August 28, 2025 – HBO

Happy Throwback Thursday! Today, our throwback year is 1972, the year HBO launched!

When HBO flipped the switch in 1972, no one could have guessed just how much it would change television. Launched on November 8 of that year, HBO became the first subscription-based TV service in the United States—and today, it’s the oldest one still in operation. Even more importantly, it was the blueprint for what we now call the “premium channel.”

Unlike traditional networks, HBO wasn’t dependent on commercials or advertisers. Instead, subscribers paid a monthly fee for uncut, ad-free programming—an unheard-of concept at the time. For $6 a month, households in Wilkes-Barre, Pennsylvania, could sign up with Teleservice Cable and watch something completely new.

The very first HBO broadcast aired at 7:30 p.m. on November 8, 1972: a hockey game between the New York Rangers and the Vancouver Canucks, followed by the Paul Newman and Henry Fonda film Sometimes a Great Notion. By the end of the year, HBO had just 1,395 subscribers, all from that one Pennsylvania cable system. But things were about to get bigger.

Only a few months later, HBO tested out original entertainment with its first special—the Pennsylvania Polka Festival, a three-hour live event from the Allentown Fairgrounds. And in 1975, the network made history by becoming the first television channel in the world to transmit via satellite, allowing it to expand nationwide.

For its first decade, HBO only aired programming for about nine hours a day. That changed in 1981, when rival Showtime went 24/7 and HBO followed suit. But the real game-changer came when HBO started leaning into original programming. Because it wasn’t beholden to advertisers, HBO gave creators more freedom to tell their stories without censorship. That willingness to take risks led to the gritty, groundbreaking content that put the network on the map.

The 1990s marked HBO’s golden era. This was the decade of Oz, Sex and the City, The Wire, Six Feet Under, and—most famously—The Sopranos. David Chase’s mob drama didn’t just redefine television; it made history. Before The Sopranos, no cable drama had ever been nominated for the Emmy for Best Drama Series. That changed in 1999, when its first season earned 16 nominations.

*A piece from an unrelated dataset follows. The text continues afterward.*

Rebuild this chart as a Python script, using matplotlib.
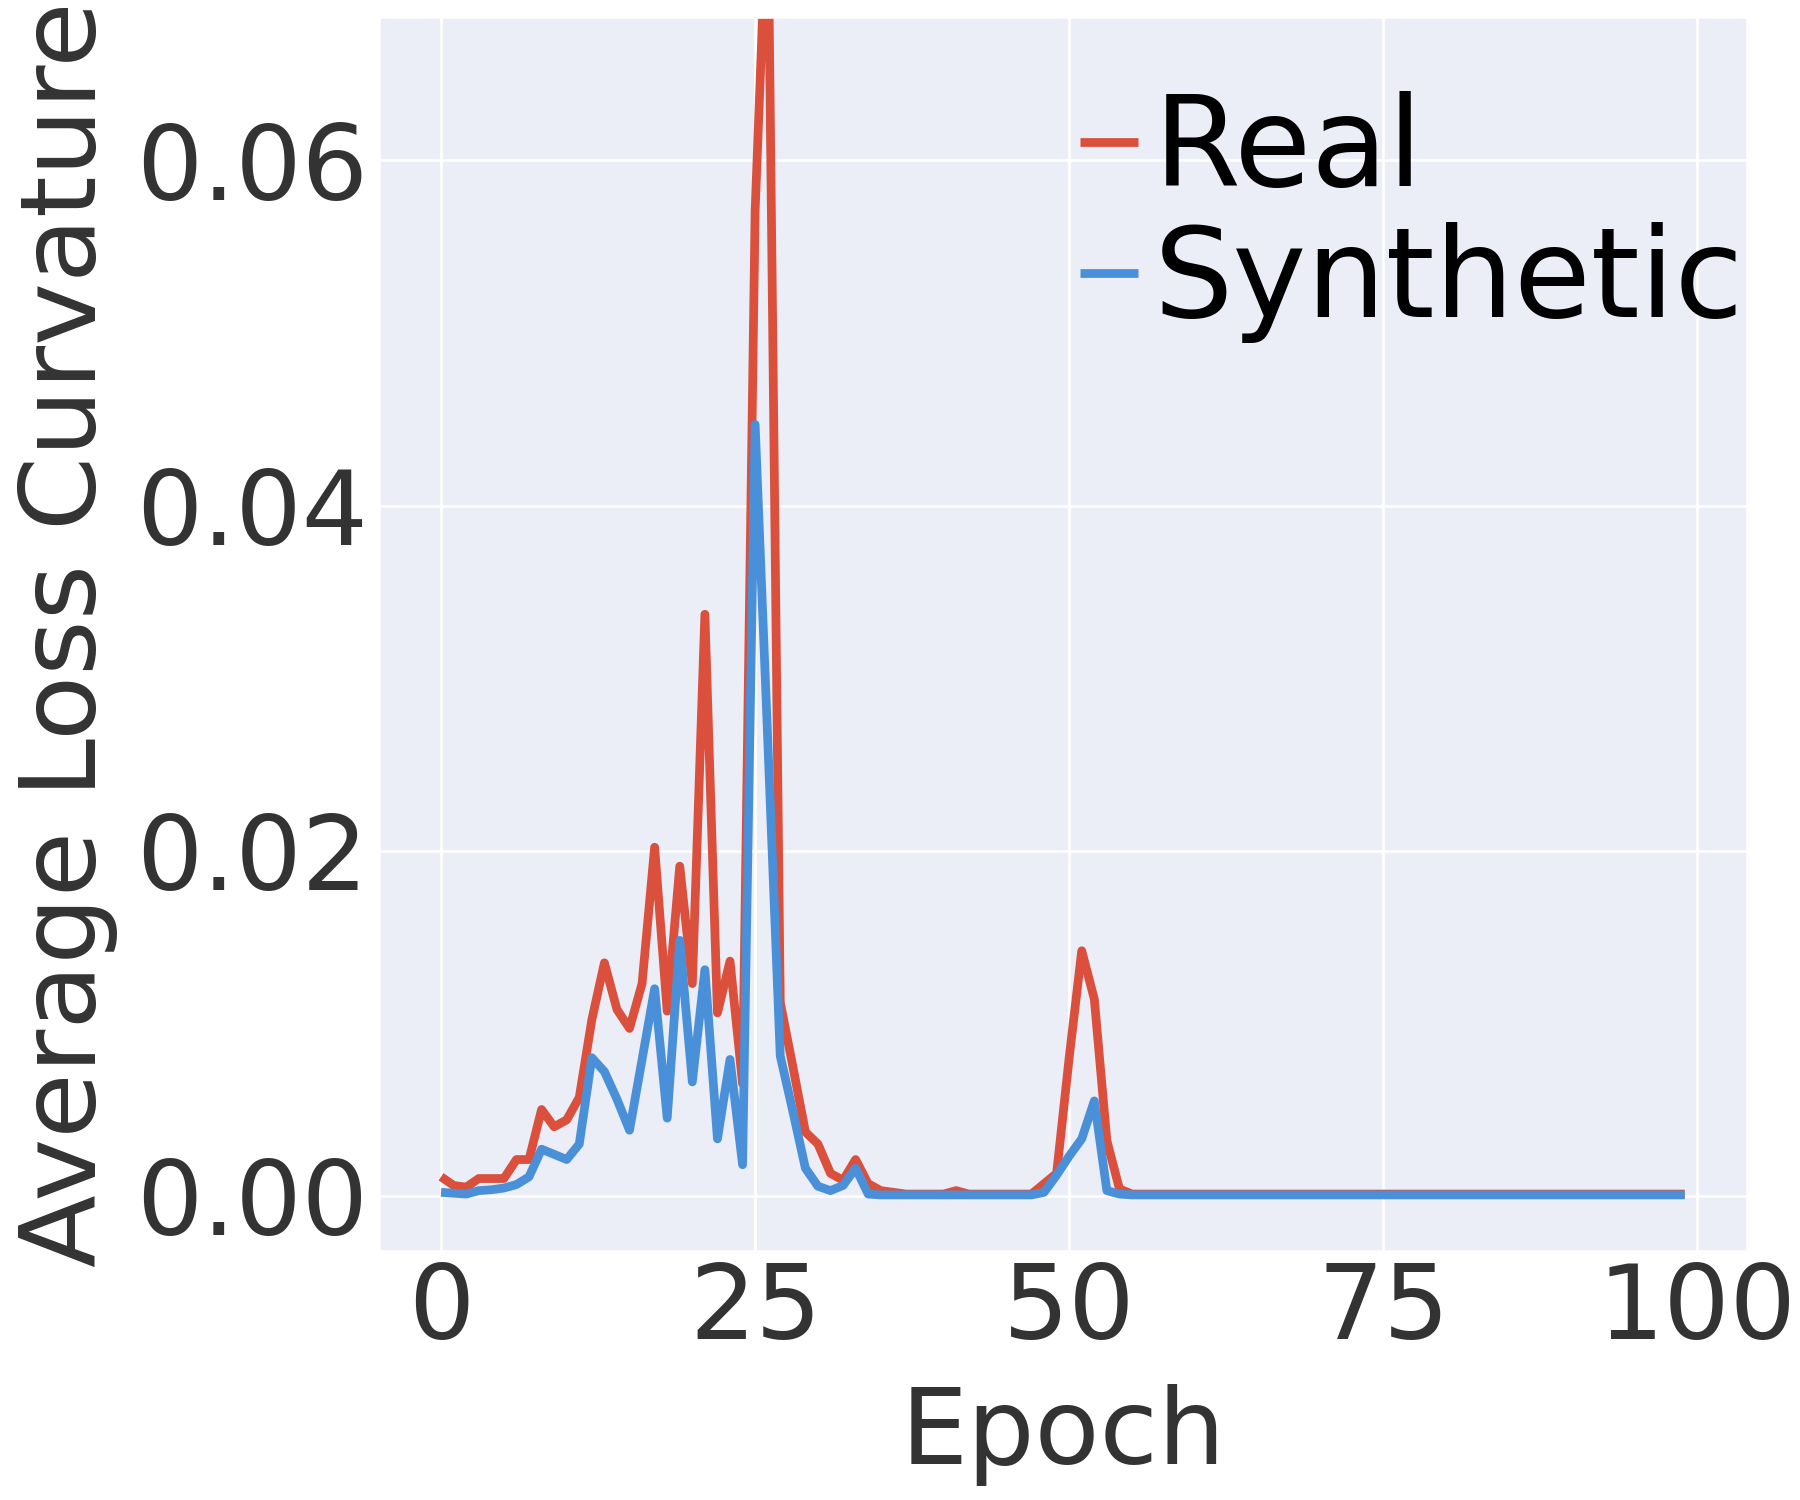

Over its entire run, the show amassed 112 nominations and 21 wins, proving once and for all that cable TV could compete with the networks.

The momentum carried into the 2010s with Game of Thrones, one of the most talked-about shows of all time. Millions of people around the world tuned in every week, turning Sunday nights into a cultural event. At the same time, the streaming revolution forced HBO to adapt. First came HBO Go for cable subscribers, then standalone streaming with HBO Now, and eventually HBO Max in 2020, which bundled HBO originals with WarnerMedia’s vast library of shows and films.

By 2018, HBO had about 35 million subscribers in the U.S. alone. Today, HBO Max ranks among the world’s top streaming platforms, with more than 125 million paid memberships globally.